I was an only child and spent a lot of time on my own, so I listened to a lot of music and read a huge amount. As a child, I was a fan of Enid Blyton books. The Secret Seven series was my favourite.
Do you have a favourite Author or favourite book of all time?
I greatly admire Georgette Heyer’s books—she was a wonderful writer. No one else comes close when it comes to writing romance, not least because she was a master of creating such wonderful, well-rounded characters and there is always humour in her books. My favourite book of hers is Faro’s Daughter. However, her detective stories weren’t as good. For that genre, my favourite will always be Dorothy L Sayers (who doesn’t love the characters of Lord Peter Wimsey and Harriet Vane?).
How many books have you written, and which is your favourite?
I have now written six novels and one collection of short stories. It is always difficult to pick a favourite, but I really did enjoy writing the sequel to Her Secret War, which will be coming out in April next year. Her Last Betrayal follows on immediately from the first book and takes Sarah on quite a roller-coaster ride with plenty of action and a good old dollop of romance, too.
Do you play music when writing, and if so what’s your favourite?
Yes, I usually have music playing in the background, unless I’m doing line editing or proofreading when you must concentrate one hundred percent. What music I play really depends on my mood. The era I’m writing about can also be an influence. For instance, I played quite a bit of swing music while writing Her Secret War. Most of the time, it will be instrumental music that isn’t too distracting but great for setting a mood. I also find, when I hit those writers’ block moments, that it is listening to music and relaxing that usually helps.
What’s the greatest gift you’ve ever received?
The complete works of Jane Austen from my father, which still has pride of place on my bookshelf. It ignited my love of the classics and made me a huge fan of historical fiction too.
Are you currently writing another book?
I am in the final editing stages for two books. The third book in my Lucy Lawrence Series, The Art of Deception, is due for release in December, and Her Last Betrayal, the second book featuring Sarah Gillespie and MI5, is slated for release in April 2022. Currently, I am putting together synopses for future books, including a psychological thriller, which is an entirely new genre for me.
Pam is an Irish historical fiction author with Avon Books UK/Harper Collins. She is a member of the Historical Novel Society, The Crime Writers’ Association and the Society of Authors. She is represented by Thérèse Coen, at the Hardman & Swainson Literary Agency, London.

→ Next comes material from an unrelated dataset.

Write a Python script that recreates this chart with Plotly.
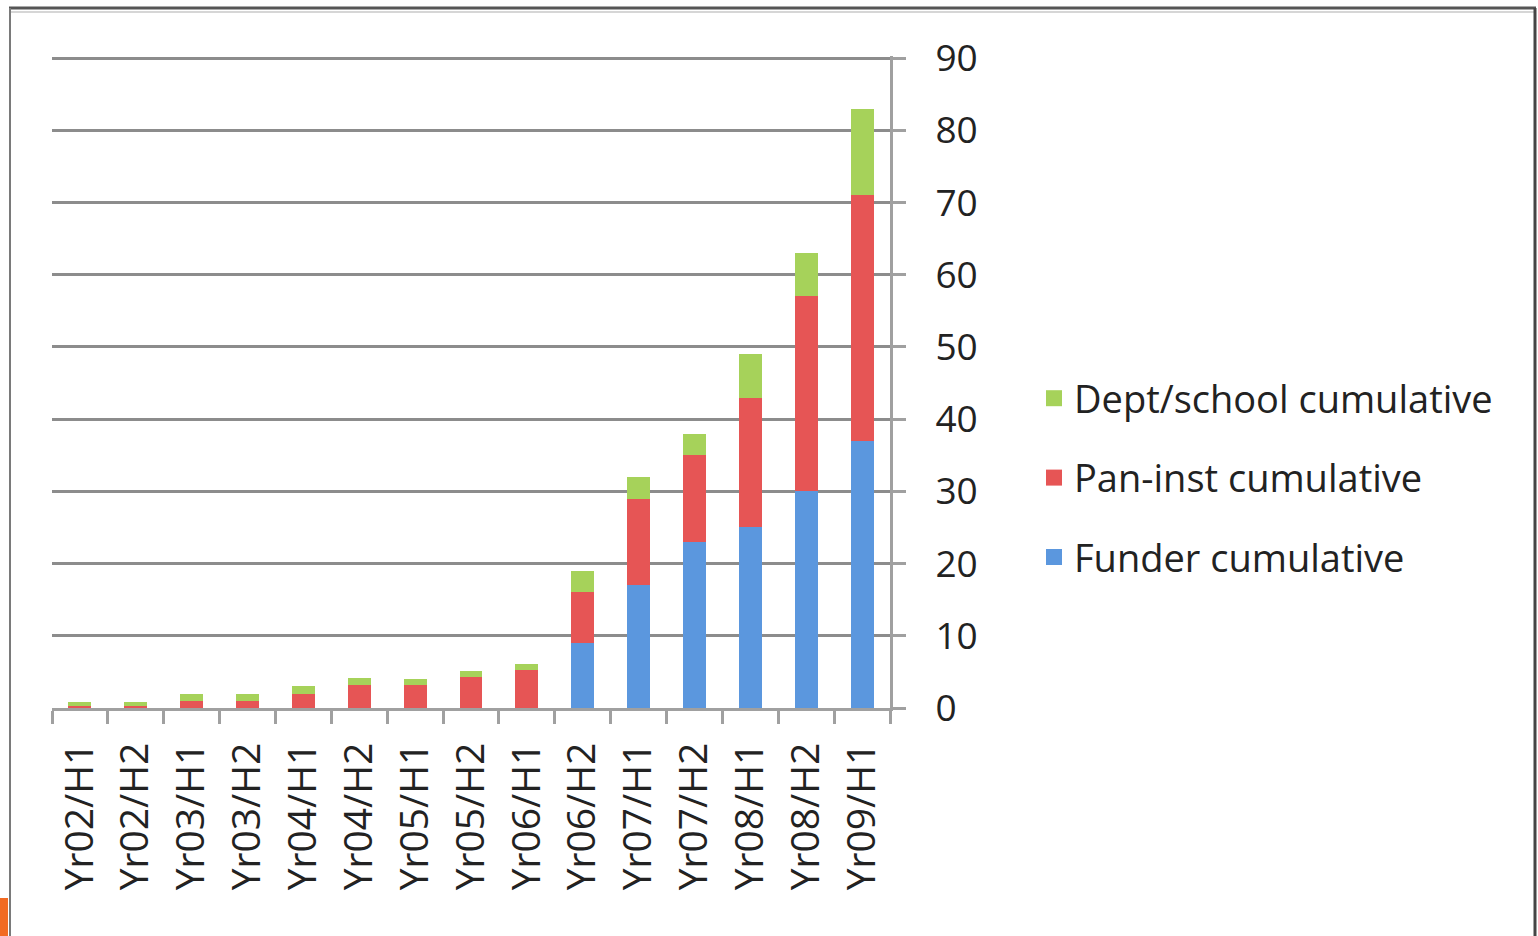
import plotly.graph_objects as go

# Half-year periods
periods = ["Yr02/H1", "Yr02/H2", "Yr03/H1", "Yr03/H2", "Yr04/H1", "Yr04/H2",
           "Yr05/H1", "Yr05/H2", "Yr06/H1", "Yr06/H2", "Yr07/H1", "Yr07/H2",
           "Yr08/H1", "Yr08/H2", "Yr09/H1"]

# Cumulative counts per source
funder_cum = [0, 0, 0, 0, 0, 0, 0, 0, 0, 9, 17, 23, 25, 30, 37]
pan_inst_cum = [0.3, 0.3, 1, 1, 2, 3.2, 3.2, 4.3, 5.3, 7, 12, 12, 18, 27, 34]
dept_school_cum = [0.5, 0.5, 1, 1, 1, 1, 0.8, 0.8, 0.8, 3, 3, 3, 6, 6, 12]

y_ticks = [0, 10, 20, 30, 40, 50, 60, 70, 80, 90]

FONT = "Open Sans"
TXT = "#222222"
GRID = "#8c8c8c"
AXIS = "#a0a0a0"

series = [
    ("Funder cumulative", funder_cum, "#5b97de", 3),
    ("Pan-inst cumulative", pan_inst_cum, "#e65555", 2),
    ("Dept/school cumulative", dept_school_cum, "#a6d25a", 1),
]

fig = go.Figure()
for name, vals, col, rank in series:
    fig.add_trace(go.Bar(x=periods, y=vals, name=name,
                         marker=dict(color=col, line=dict(width=0)),
                         showlegend=False))
    # legend entry with a larger square swatch
    fig.add_trace(go.Scatter(x=[None], y=[None], mode="markers", name=name,
                             marker=dict(symbol="square", size=16, color=col),
                             legendrank=rank, legendgroup=name))

# Plot area in pixels; a little headroom above 90 keeps the top gridline visible
Y_TOP = 90.3
L, R, T, B = 52, 890, 56, 708
W = R - L
H = B - T


def px_x(p):
    return (p - L) / W


def px_y(p):
    return (B - p) / H


# Outer frame of the slide and the small orange accent
shapes = [
    dict(type="line", xref="paper", yref="paper", x0=px_x(9), x1=px_x(1536),
         y0=px_y(8), y1=px_y(8), line=dict(color="#555555", width=3)),
    dict(type="line", xref="paper", yref="paper", x0=px_x(9), x1=px_x(1536),
         y0=px_y(12), y1=px_y(12), line=dict(color="#d6d6d6", width=2)),
    dict(type="line", xref="paper", yref="paper", x0=px_x(10), x1=px_x(10),
         y0=px_y(8), y1=px_y(940), line=dict(color="#7a7a7a", width=2)),
    dict(type="line", xref="paper", yref="paper", x0=px_x(1535), x1=px_x(1535),
         y0=px_y(8), y1=px_y(940), line=dict(color="#454545", width=3)),
    dict(type="rect", xref="paper", yref="paper", x0=px_x(0), x1=px_x(8),
         y0=px_y(898), y1=px_y(940), fillcolor="#f26a22", line=dict(width=0)),
]

fig.update_layout(
    width=1538, height=936,
    margin=dict(l=L, r=1538 - R, t=T, b=936 - B),
    paper_bgcolor="white", plot_bgcolor="white",
    barmode="stack", bargap=0.59,
    font=dict(family=FONT, size=37, color=TXT),
    legend=dict(x=px_x(1034), y=px_y(478), xanchor="left", yanchor="middle",
                traceorder="grouped", tracegroupgap=27,
                font=dict(family=FONT, size=38, color=TXT),
                bgcolor="rgba(0,0,0,0)"),
    shapes=shapes,
    xaxis=dict(type="category", tickangle=-90, tickson="boundaries",
               ticks="outside", ticklen=13, tickwidth=3, tickcolor=AXIS,
               showline=True, linecolor=AXIS, linewidth=3,
               showgrid=False, ticklabelstandoff=16,
               tickfont=dict(family=FONT, size=39, color=TXT)),
    yaxis=dict(side="right", range=[0, Y_TOP], tickvals=y_ticks,
               ticks="outside", ticklen=13, tickwidth=3, tickcolor=AXIS,
               showline=True, linecolor=AXIS, linewidth=3,
               showgrid=True, gridcolor=GRID, gridwidth=3, zeroline=False,
               ticklabelstandoff=22,
               tickfont=dict(family=FONT, size=37, color=TXT)),
)

fig.write_html("out.html")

From an early age, Pam had a particular fascination with all things historical, from food and clothes to architecture and social history, so it is little surprise that her books are set against historical backdrops, from the late Victorian era right up to and including WW2.
June 2019 saw the publication of the first book in Pam’s historical mystery series – The Lucy Lawrence Mysteries. No Stone Unturned is a fast-paced adventure set in 1886 and was awarded the B.R.A.G. Medallion. Footprints in the Sand, the second book, set in Egypt, was published in March 2020 and won a Silver Medal in the Coffee Pot Book Club Book of the Year Awards 2020. Pam is currently working on the third book in the series.

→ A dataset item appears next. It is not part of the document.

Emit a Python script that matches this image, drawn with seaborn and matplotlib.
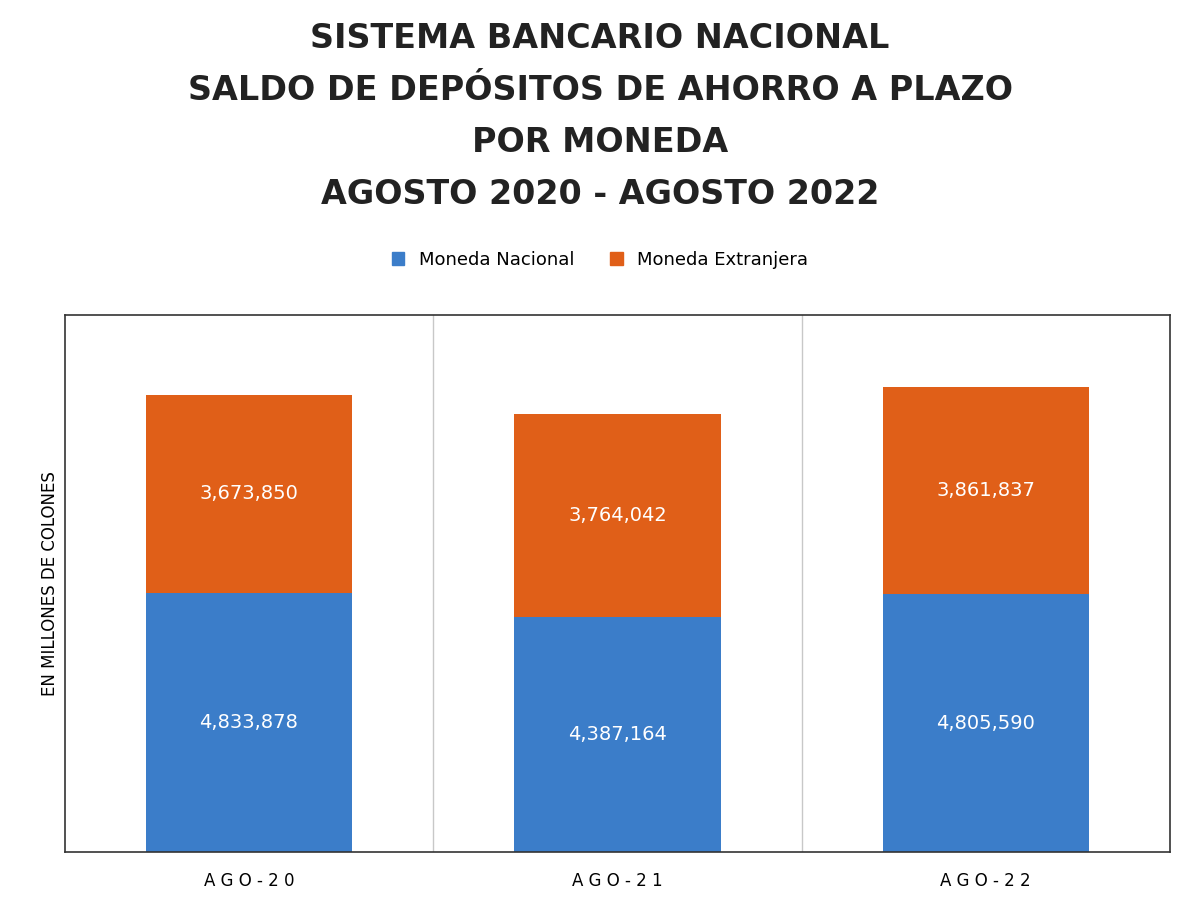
import matplotlib
matplotlib.use("Agg")
import matplotlib.pyplot as plt
import seaborn as sns
import pandas as pd

periods = ["AGO-20", "AGO-21", "AGO-22"]
nacional = [4833878, 4387164, 4805590]
extranjera = [3673850, 3764042, 3861837]

blue = "#3b7dc9"
orange = "#e05f18"

df = pd.DataFrame({"periodo": periods, "nacional": nacional, "extranjera": extranjera})
df["total"] = df["nacional"] + df["extranjera"]

fig = plt.figure(figsize=(12, 9), dpi=100)
ax = fig.add_axes([0.054, 0.053, 0.921, 0.597])

sns.barplot(data=df, x="periodo", y="total", color=orange, width=0.56, ax=ax, saturation=1)
sns.barplot(data=df, x="periodo", y="nacional", color=blue, width=0.56, ax=ax, saturation=1)

for i, row in df.iterrows():
    ax.text(i, row["nacional"] / 2, f"{row['nacional']:,}", ha="center", va="center",
            color="white", fontsize=14)
    ax.text(i, row["nacional"] + row["extranjera"] / 2, f"{row['extranjera']:,}",
            ha="center", va="center", color="white", fontsize=14)

ax.set_ylim(0, 10000000)
ax.set_xlim(-0.5, 2.5)
for x in [0.5, 1.5]:
    ax.axvline(x, color="#c8c8c8", lw=1)
ax.set_yticks([])
ax.set_xlabel("")
ax.set_ylabel("EN MILLONES DE COLONES", fontsize=12)
ax.tick_params(axis="x", length=0, pad=14, labelsize=12)
for lbl in ax.get_xticklabels():
    lbl.set_text(" ".join(lbl.get_text()))
ax.set_xticks(range(3), [" ".join(p) for p in periods])
for s in ax.spines.values():
    s.set_color("#333333")
    s.set_linewidth(1.2)

titles = ["SISTEMA BANCARIO NACIONAL", "SALDO DE DEPÓSITOS DE AHORRO A PLAZO",
          "POR MONEDA", "AGOSTO 2020 - AGOSTO 2022"]
for k, t in enumerate(titles):
    fig.text(0.5, 1 - (38 + 52 * k) / 900, t, ha="center", va="center",
             fontsize=24, fontweight="bold", color="#222222")

handles = [plt.Rectangle((0, 0), 1, 1, color=blue), plt.Rectangle((0, 0), 1, 1, color=orange)]
fig.legend(handles, ["Moneda Nacional", "Moneda Extranjera"], loc="center",
           bbox_to_anchor=(0.5, 1 - 260 / 900), ncol=2, frameon=False, fontsize=13,
           handlelength=0.7, handleheight=0.7, columnspacing=2)

fig.savefig("out.png", dpi=100)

Her debut novel, The Bowes Inheritance, was awarded the B.R.A.G. Medallion and was shortlisted for the Carousel Aware Prize 2016 and longlisted for the Historical Novel Society 2016 Indie Award. Her Secret War a WW2 Historical Novel is the first book of two with Avon Books UK/Harper Collins and tells the story of an Irish girl who travels to England only to be caught up in the dark world of espionage, where lies and treachery reign
She is also rather fond of short stories and writes both contemporary and historical tales, all of which can be found on Amazon.